5. Project Failure Risk Increases With Obscure Hardware and Sparse Documentation
When you’re on a tight budget and tempted by a $15 board, you might convince yourself that you can figure things out. But consider a parent buying a computer kit for their child to learn programming. The child gets frustrated because a simple “blink an LED” tutorial doesn’t match the board’s GPIO layout. Or a teacher who orders 20 cheap boards for a classroom workshop – half of them arrive with corrupted images, and the school’s network doesn’t support the board’s unique Wi-Fi chip. These scenarios are common with cheap raspberry pi rivals. The learning curve on cheap competitors can kill beginner enthusiasm. If your goal is to actually accomplish a project, not just tinker endlessly, the Raspberry Pi’s ecosystem gives you a much higher chance of success the first time.

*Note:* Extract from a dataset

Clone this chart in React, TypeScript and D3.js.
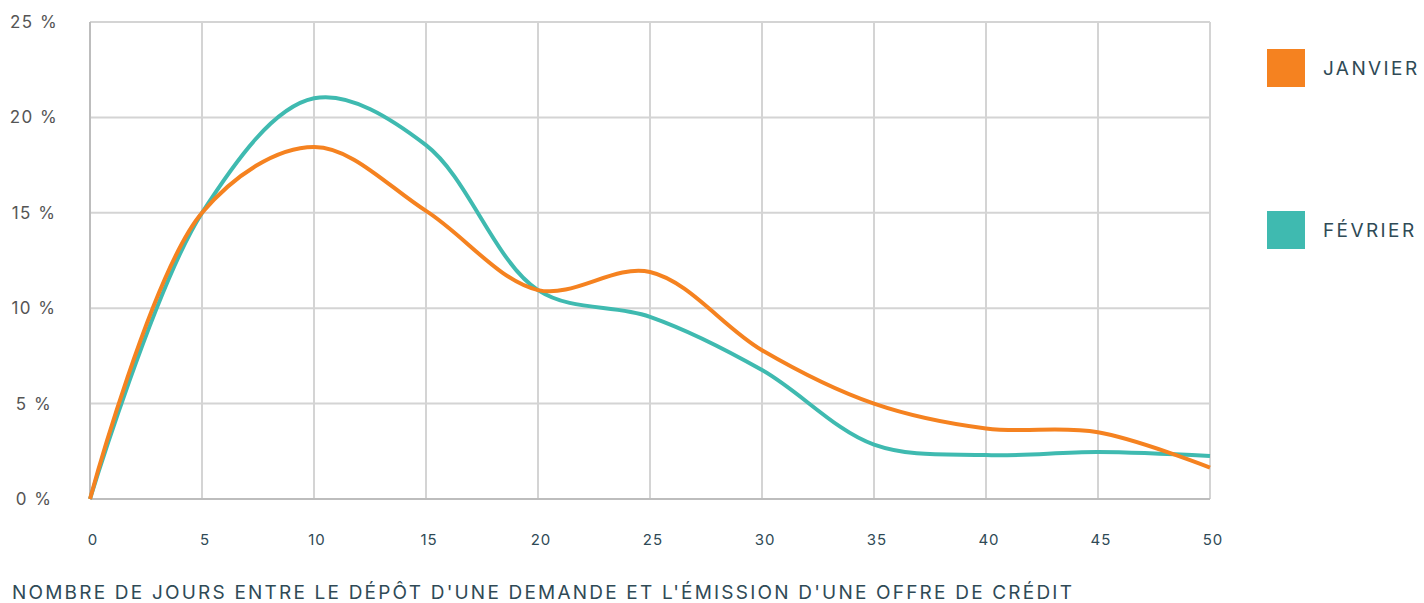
import React, { useEffect, useRef } from "react";
import * as d3 from "d3";

const days = [0, 5, 10, 15, 20, 25, 30, 35, 40, 45, 50];
const janvier = [0, 15.0, 18.45, 15.1, 10.95, 11.9, 7.8, 5.0, 3.7, 3.5, 1.65];
const fevrier = [0, 15.0, 21.0, 18.55, 10.95, 9.55, 6.76, 2.85, 2.3, 2.46, 2.25];
const seriesNames = ["JANVIER", "FÉVRIER"];
const seriesColors = ["#f58220", "#3fbab0"];
const xTicks = [0, 5, 10, 15, 20, 25, 30, 35, 40, 45, 50];
const yTicks = [0, 5, 10, 15, 20, 25];
const xTitle = "NOMBRE DE JOURS ENTRE LE DÉPÔT D'UNE DEMANDE ET L'ÉMISSION D'UNE OFFRE DE CRÉDIT";

const W = 1424;
const H = 603;
const FONT = "Inter, 'Noto Sans', sans-serif";

const App: React.FC = () => {
  const svgRef = useRef<SVGSVGElement | null>(null);

  useEffect(() => {
    if (!svgRef.current) return;
    const svg = d3.select(svgRef.current);
    svg.selectAll("*").remove();

    const margin = { top: 22, right: 214, bottom: 104, left: 90 };
    const x = d3.scaleLinear().domain([0, 50]).range([margin.left, W - margin.right]);
    const y = d3.scaleLinear().domain([0, 25]).range([H - margin.bottom, margin.top]);

    // grid
    const grid = svg.append("g");
    grid.selectAll("line.v")
      .data(xTicks.slice(1))
      .join("line")
      .attr("x1", d => x(d)).attr("x2", d => x(d))
      .attr("y1", y(25)).attr("y2", y(0))
      .attr("stroke", "#d4d4d4").attr("stroke-width", 2);
    grid.selectAll("line.h")
      .data(yTicks.slice(1))
      .join("line")
      .attr("x1", x(0)).attr("x2", x(50))
      .attr("y1", d => y(d)).attr("y2", d => y(d))
      .attr("stroke", "#d4d4d4").attr("stroke-width", 2);

    // axes lines
    svg.append("line")
      .attr("x1", x(0)).attr("x2", x(0)).attr("y1", y(25)).attr("y2", y(0))
      .attr("stroke", "#bdbdbd").attr("stroke-width", 2);
    svg.append("line")
      .attr("x1", x(0)).attr("x2", x(50)).attr("y1", y(0)).attr("y2", y(0))
      .attr("stroke", "#bdbdbd").attr("stroke-width", 2);

    // tick labels
    svg.append("g").selectAll("text")
      .data(yTicks)
      .join("text")
      .attr("x", 34)
      .attr("y", d => y(d) + 6)
      .attr("text-anchor", "middle")
      .style("font-family", FONT)
      .style("font-size", "17px")
      .style("letter-spacing", "1.5px")
      .style("fill", "#555")
      .text(d => `${d} %`);

    svg.append("g").selectAll("text")
      .data(xTicks)
      .join("text")
      .attr("x", d => x(d) + 3)
      .attr("y", 545)
      .attr("text-anchor", "middle")
      .style("font-family", FONT)
      .style("font-size", "15px")
      .style("letter-spacing", "1px")
      .style("fill", "#2f4a56")
      .text(d => `${d}`);

    svg.append("text")
      .attr("x", 12)
      .attr("y", 599)
      .style("font-family", FONT)
      .style("font-size", "19px")
      .style("letter-spacing", "2.2px")
      .style("fill", "#2f4a56")
      .text(xTitle);

    // lines
    const line = d3.line<[number, number]>()
      .x(d => x(d[0]))
      .y(d => y(d[1]))
      .curve(d3.curveCatmullRom.alpha(0.5));

    [janvier, fevrier].slice().reverse().forEach((vals, i) => {
      const idx = 1 - i;
      svg.append("path")
        .datum(days.map((d, j) => [d, vals[j]] as [number, number]))
        .attr("d", line)
        .attr("fill", "none")
        .attr("stroke", seriesColors[idx])
        .attr("stroke-width", 4)
        .attr("stroke-linejoin", "round");
    });

    // legend
    const legend = svg.append("g");
    seriesNames.forEach((name, i) => {
      const ly = 49 + i * 162;
      legend.append("rect")
        .attr("x", 1267).attr("y", ly)
        .attr("width", 38).attr("height", 38)
        .attr("fill", seriesColors[i]);
      legend.append("text")
        .attr("x", 1323).attr("y", ly + 26)
        .style("font-family", FONT)
        .style("font-size", "19px")
        .style("letter-spacing", "2.4px")
        .style("fill", "#2f4a56")
        .text(name);
    });
  }, []);

  return (
    <div style={{ position: "absolute", left: 0, top: 0, width: W, height: H, background: "#fff" }}>
      <svg ref={svgRef} width={W} height={H} style={{ display: "block" }} />
    </div>
  );
};

export default App;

Why does the size of the user community affect my ability to solve problems?
Every problem you encounter – whether it’s a boot failure, a driver conflict, or a hardware incompatibility – has likely been encountered by someone else before. With a community of millions, there are hundreds of people who have posted their solutions on forums, Reddit, Stack Exchange, and blog posts. A cheap rival with a community of a few hundred (or fewer) means you are essentially on your own. You might be the first person to try running a specific OS or connecting a specific sensor. That means you have to debug from scratch, which could take hours or days. Multiply that by every problem you encounter, and the savings disappear fast.